Ultraviolet Mars

Blue indicates ultraviolet light from the sun. Green shows reflected sunlight. Red indicates ultraviolet sunlight reflected from the surface. Credit: Laboratory for Atmospheric and Space Physics /University of Colorado; NASA

 

Feb 3, 2017

Mars glows in high frequencies.

NASA launched the Mars Atmosphere and Volatile Evolution mission (MAVEN) on November 18, 2013. Maven is investigating the upper atmosphere of Mars, its ionosphere, and the dynamics of solar wind interactions.

Several onboard instruments are monitoring various phenomena:

* Solar Wind Electron Analyzer measures ionospheric electrons.
* Solar Wind Ion Analyzer measures magnetosheath ion density.
* Langmuir Probe determines ion escape wave heating and extreme ultraviolet input from the Sun.
* Ultraviolet Spectrometer measures characteristics of the upper atmosphere.
* Magnetometer to measure the Martian remanent magnetic field.

Four of the instruments are designed to gather data about electrical activity between Mars and the Sun, while the magnetometer will gather precise measurements of its variable magnetic field. Planetary scientists want to know how the loss of carbon dioxide, nitrogen dioxide and water vapor has changed Mars over the eons.

Maven is seeing Martian aurorae centered on regions near the South Pole that were first detected by the Mars Express mission. Although Mars has no intrinsic magnetic field, it does possess concentrated bands of crustal magnetism in its lower latitudes. Astrophysicists do not know what caused the peculiar magnetized stripes that seem to focus on a specific point in the south, or why the auroral events should be associated with them.

So-called “non-thermal radiation” is also seen emanating from the Martian surface. Since the energy readings were independent of the surface temperature, and occurred during one of the giant dust storms that sometimes rage through the southern plains, the assumption is that they are evidence for lightning discharges.

What causes Martian dust storms and why are they electrified? The air is 100 times thinner on Mars and averages 75 degrees colder than Earth. The environment appears to be bone dry, and Martian dust storms are larger than any seen on Earth. Occasionally, when Mars is closest to the Sun, dust obscures the whole planet.

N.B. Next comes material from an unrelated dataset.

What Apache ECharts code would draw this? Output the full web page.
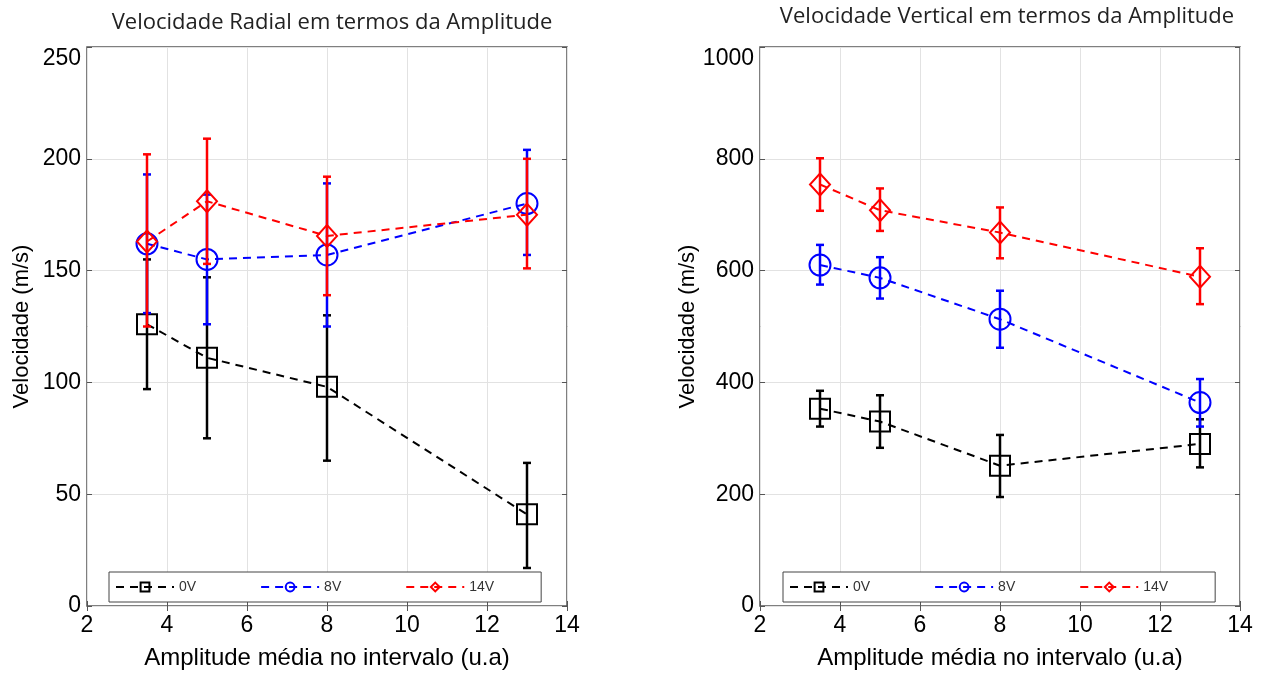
<!DOCTYPE html>
<html>
<head>
<meta charset="utf-8">
<script src="https://cdn.jsdelivr.net/npm/echarts@6/dist/echarts.min.js"></script>
<style>
html,body{margin:0;padding:0;background:#fff;}
#c{width:1264px;height:675px;}
</style>
</head>
<body>
<div id="c"></div>
<script>
// ---- data ----
const amplitudes = [3.5, 5, 8, 13];
const seriesNames = ['0V', '8V', '14V'];
const xTicks = [2, 4, 6, 8, 10, 12, 14];

// Radial velocity (left)
const radial0V      = [126, 111, 98, 41];
const radial0VLow   = [97, 75, 65, 17];
const radial0VHigh  = [155, 147, 130, 64];
const radial8V      = [162, 155, 157, 180];
const radial8VLow   = [131, 126, 125, 157];
const radial8VHigh  = [193, 184, 189, 204];
const radial14V     = [163, 181, 165.5, 175];
const radial14VLow  = [125, 153, 139, 151];
const radial14VHigh = [202, 209, 192, 200];

// Vertical velocity (right)
const vert0V      = [353, 330, 251, 290];
const vert0VLow   = [321, 283, 195, 248];
const vert0VHigh  = [385, 377, 306, 334];
const vert8V      = [610, 587, 513, 364];
const vert8VLow   = [575, 550, 462, 321];
const vert8VHigh  = [646, 624, 564, 406];
const vert14V     = [754, 708, 668, 589];
const vert14VLow  = [707, 671, 622, 540];
const vert14VHigh = [801, 747, 713, 640];

const titles = ['Velocidade Radial em termos da Amplitude', 'Velocidade Vertical em termos da Amplitude'];
const xName = 'Amplitude média no intervalo (u.a)';
const yName = 'Velocidade (m/s)';

// ---- styles ----
const colors = ['#000000', '#0000ff', '#ff0000'];
const symbols = ['rect', 'circle', 'diamond'];
const symbolSizes = [20, 21, [20, 22]];

const chart = echarts.init(document.getElementById('c'));

function pairs(xs, ys) { return xs.map((x, i) => [x, ys[i]]); }
function errData(xs, lo, hi) { return xs.map((x, i) => [x, lo[i], hi[i]]); }

function errorBarRender(color) {
  return function (params, api) {
    const x = api.value(0);
    const p1 = api.coord([x, api.value(1)]);
    const p2 = api.coord([x, api.value(2)]);
    const cap = 4;
    const st = { stroke: color, lineWidth: 2.5 };
    return {
      type: 'group',
      children: [
        { type: 'line', shape: { x1: p1[0], y1: p1[1], x2: p2[0], y2: p2[1] }, style: st },
        { type: 'line', shape: { x1: p1[0] - cap, y1: p1[1], x2: p1[0] + cap, y2: p1[1] }, style: st },
        { type: 'line', shape: { x1: p2[0] - cap, y1: p2[1], x2: p2[0] + cap, y2: p2[1] }, style: st }
      ]
    };
  };
}

const panels = [
  { means: [radial0V, radial8V, radial14V], lows: [radial0VLow, radial8VLow, radial14VLow], highs: [radial0VHigh, radial8VHigh, radial14VHigh], ymax: 250, yint: 50 },
  { means: [vert0V, vert8V, vert14V], lows: [vert0VLow, vert8VLow, vert14VLow], highs: [vert0VHigh, vert8VHigh, vert14VHigh], ymax: 1000, yint: 200 }
];
const gridLefts = [87, 760];
const titleCenters = [327, 1002];
const titleTops = [7, 1];
const legendLefts = [109, 783];

const tickFont = { fontFamily: 'Liberation Sans, Arial, sans-serif', fontSize: 23, color: '#000' };

const grids = [], xAxes = [], yAxes = [], series = [], legends = [], titleOpts = [];

panels.forEach((p, g) => {
  grids.push({ left: gridLefts[g], top: 47, width: 480, height: 559, show: true, borderColor: '#555', borderWidth: 1.5, backgroundColor: 'transparent' });
  titleOpts.push({
    text: titles[g], left: titleCenters[g], top: titleTops[g], textAlign: 'center',
    textStyle: { fontFamily: 'Open Sans, sans-serif', fontSize: 22, fontWeight: 'normal', color: '#222' }
  });
  // bottom x axis
  xAxes.push({
    gridIndex: g, type: 'value', min: 2, max: 14, interval: 2, position: 'bottom',
    name: xName, nameLocation: 'middle', nameGap: 40,
    nameTextStyle: { fontFamily: 'Liberation Sans, Arial, sans-serif', fontSize: 24, color: '#000' },
    axisLine: { show: false }, axisTick: { show: true, inside: true, length: 5, lineStyle: { color: '#555' } },
    axisLabel: Object.assign({ margin: 8, formatter: v => String(v) }, tickFont),
    splitLine: { show: true, lineStyle: { color: '#e2e2e2', width: 1 } }
  });
  // top x axis (ticks only)
  xAxes.push({
    gridIndex: g, type: 'value', min: 2, max: 14, interval: 2, position: 'top',
    axisLine: { show: false }, axisTick: { show: true, inside: true, length: 5, lineStyle: { color: '#555' } },
    axisLabel: { show: false }, splitLine: { show: false }
  });
  yAxes.push({
    gridIndex: g, type: 'value', min: 0, max: p.ymax, interval: p.yint, position: 'left',
    name: yName, nameLocation: 'middle', nameGap: 54, nameRotate: 90,
    nameTextStyle: { fontFamily: 'Liberation Sans, Arial, sans-serif', fontSize: 22, color: '#000' },
    axisLine: { show: false }, axisTick: { show: true, inside: true, length: 5, lineStyle: { color: '#555' } },
    axisLabel: Object.assign({ margin: 6, verticalAlignMaxLabel: 'top', formatter: v => String(v) }, tickFont),
    splitLine: { show: true, lineStyle: { color: '#e2e2e2', width: 1 } }
  });
  yAxes.push({
    gridIndex: g, type: 'value', min: 0, max: p.ymax, interval: p.yint, position: 'right',
    axisLine: { show: false }, axisTick: { show: true, inside: true, length: 5, lineStyle: { color: '#555' } },
    axisLabel: { show: false }, splitLine: { show: false }
  });

  for (let s = 0; s < 3; s++) {
    series.push({
      name: seriesNames[s] + ' err ' + g, type: 'custom',
      xAxisIndex: g * 2, yAxisIndex: g * 2,
      renderItem: errorBarRender(colors[s]),
      encode: { x: 0, y: [1, 2] },
      data: errData(amplitudes, p.lows[s], p.highs[s]),
      z: 2 + s * 2, silent: true
    });
    series.push({
      name: seriesNames[s], type: 'line',
      xAxisIndex: g * 2, yAxisIndex: g * 2,
      data: pairs(amplitudes, p.means[s]),
      symbol: symbols[s], symbolSize: symbolSizes[s],
      lineStyle: { color: colors[s], width: 2, type: [8, 6] },
      itemStyle: { color: 'rgba(0,0,0,0)', borderColor: colors[s], borderWidth: 2 },
      emphasis: { disabled: true },
      z: 3 + s * 2, animation: false
    });
  }

  legends.push({
    data: seriesNames, left: legendLefts[g], top: 572,
    orient: 'horizontal', itemWidth: 58, itemHeight: 11, itemGap: 64,
    padding: [8, 47, 8, 6], borderColor: '#444', borderWidth: 1, backgroundColor: '#fff',
    textStyle: { fontFamily: 'Liberation Sans, Arial, sans-serif', fontSize: 14, color: '#333' },
    selectedMode: false
  });
});

chart.setOption({
  animation: false,
  backgroundColor: '#ffffff',
  title: titleOpts,
  grid: grids,
  xAxis: xAxes,
  yAxis: yAxes,
  legend: legends,
  series: series
});
</script>
</body>
</html>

When NASA studied dust devils in the Arizona desert in order to understand more about the ones that have been seen on Mars, they found an electric field of up to 10,000 volts per meter associated with dust devils on Earth. The normal fair weather electric field at the Earth’s surface measures 100 volts per meter. This suggests that dust devils on both Earth and Mars are atmospheric electric discharge phenomena similar to the electric breezes produced by “ionic wind” air purifiers.

Using MAVEN’s Langmuir Probe and Waves (LPW) instrument, researchers found a dust cloud in the Martian atmosphere at around 150 kilometers above the surface. This finding was a surprise. Laila Andersson from the University of Colorado wrote:

“If the dust originates from the atmosphere, this suggests we are missing some fundamental process in the Martian atmosphere.”

As mission specialists speculate, the dust could be “wafted up from the atmosphere” or it could be “debris orbiting the sun from comets”. However, no Martian activity can explain dust in the observed locations.

Dust storms occasionally engulf Mars. Martian dust devils draw finely divided dust up through thousands of funnels and carry it for hundreds of kilometers. NASA scientists assume that the non-thermal radiation was caused by electric charge building up in the sand grains that subsequently discharged as lightning, but that may not be the case.

In the Electric Universe theory, no collisions from bouncing sand grains are necessary. Charge separation already exists in the atmosphere. Without clouds like those on Earth to send lightning down to ground level, the electric discharges on Mars form giant whirlwinds that are part of an interplanetary electrical circuit. It is that same circuit that drives weather systems on Earth. If this is true, then Martian “dust devils” and those on Earth are both illustrations of how electricity behaves in the Solar System.

Electrons spiraling in a magnetic field emit synchrotron radiation, the most common type of “non-thermal” radiation. Whirling, electrically charged dust storms, spinning at hundreds of kilometers per hour, create intense magnetic fields that tend to confine the charged particles and accelerate them around the vortex at high speed. Rapid acceleration, coupled with high voltages in the dust causes the ultraviolet glow seen recently on Mars, along with the surge in energetic electrons at the onset of its aurora.